Salisbury butchers worried at illegal meat trade

The Herald, July 25, 1979

A REPORT in yesterday’s Herald about the seizure at a Salisbury butchery on Monday by Government meat inspectors of seven uninspected hindquarters of beef has created widespread concern among the public and meat industry. 

The seizure has led to an immediate warning from the Chief Government Meat grader in Salisbury, Mr Tom Buxton, and a veterinary specialist of the danger of such meat being a potential carrier of disease. 

Yesterday, Mr Buxton reiterated his warning to the public that people should only buy meat that has the official roller mark on it which proves it has been graded and passed for consumption. 

Mr Buxton also gave a breakdown of the law concerning the areas in which it is compulsory to have meat inspected and graded, before it can be sold to public.  

In Salisbury, it is the area in a 20 km radius of the central Post Office. In Bulawayo, Marandellas, and Que Que, it is the areas within a 16km radius of the main post offices. 

In Gwelo the prescribed area is within a radius of 13km of the Post Office. In Fort Victoria, Gatooma, and Umtali it is within a 12 km radius.

The chairman of the Master Butchers’ Association, Mr W.H. Lashbrook, said in Salisbury his association was extremely concerned about the report of the seizure of unprocessed beef. 

A closed meeting of the association was held last night to discuss the issue, but Mr Lashbrook declined to comment on what was said, “until all member sectors throughout the country have been briefed”. 

Our Bulawayo correspondent reports:  “There was probably some illegal slaughtering of goats and other small stock in the Bulawayo townships, but none of this meat was sold in licensed butcheries”, said Dr E. F. Watson, Bulawayo’s medical officer of health. 

LESSONS FOR TODAY 

 People should be diligent when it comes to their food. They should ensure that the food that they are buying or consuming has been certified fit for consumption. 
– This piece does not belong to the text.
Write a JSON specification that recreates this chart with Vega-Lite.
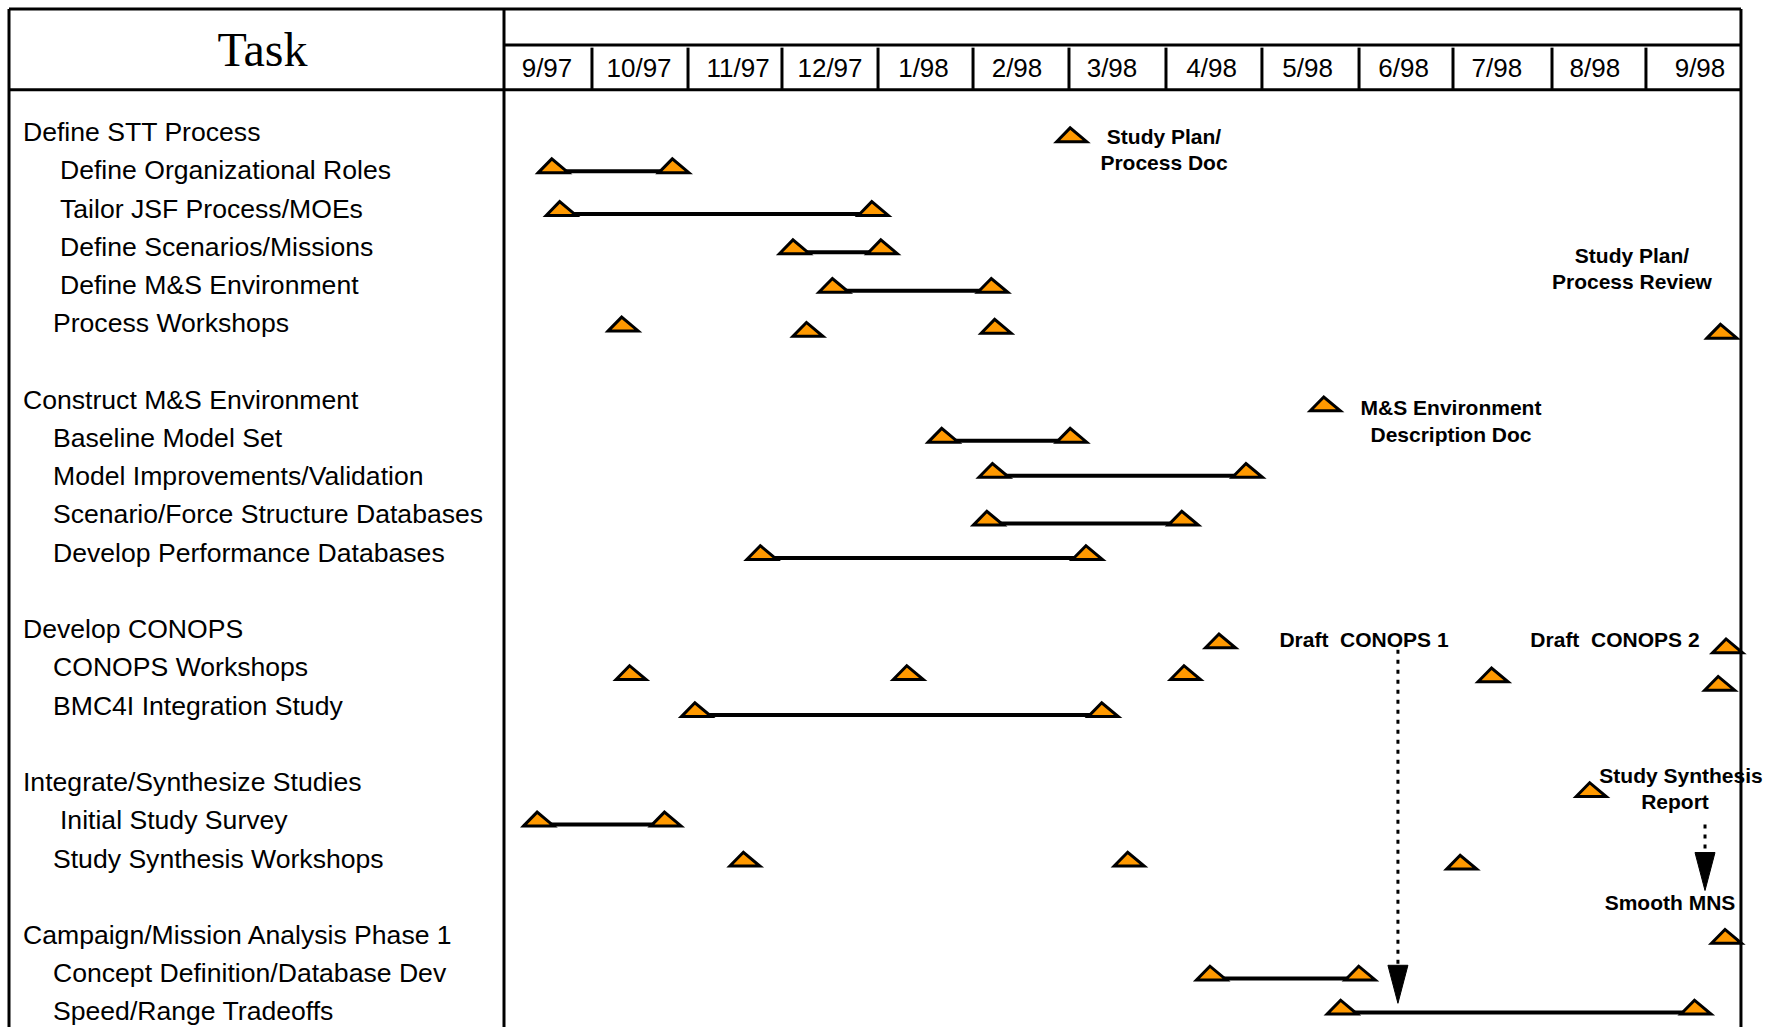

 Uninspected food, especially meat can be cheap, but harmful if consumed. In some instances, some of the meat that is uninspected will either have been stolen or obtained from sickly animals. 

 Selling uninspected meat can be very costly because it can lead to the forfeiture of the meat and at time cancellation of the butcher’s licence. 

 Health inspectors should periodically carry out spot checks to ensure that butcheries are selling certified meat.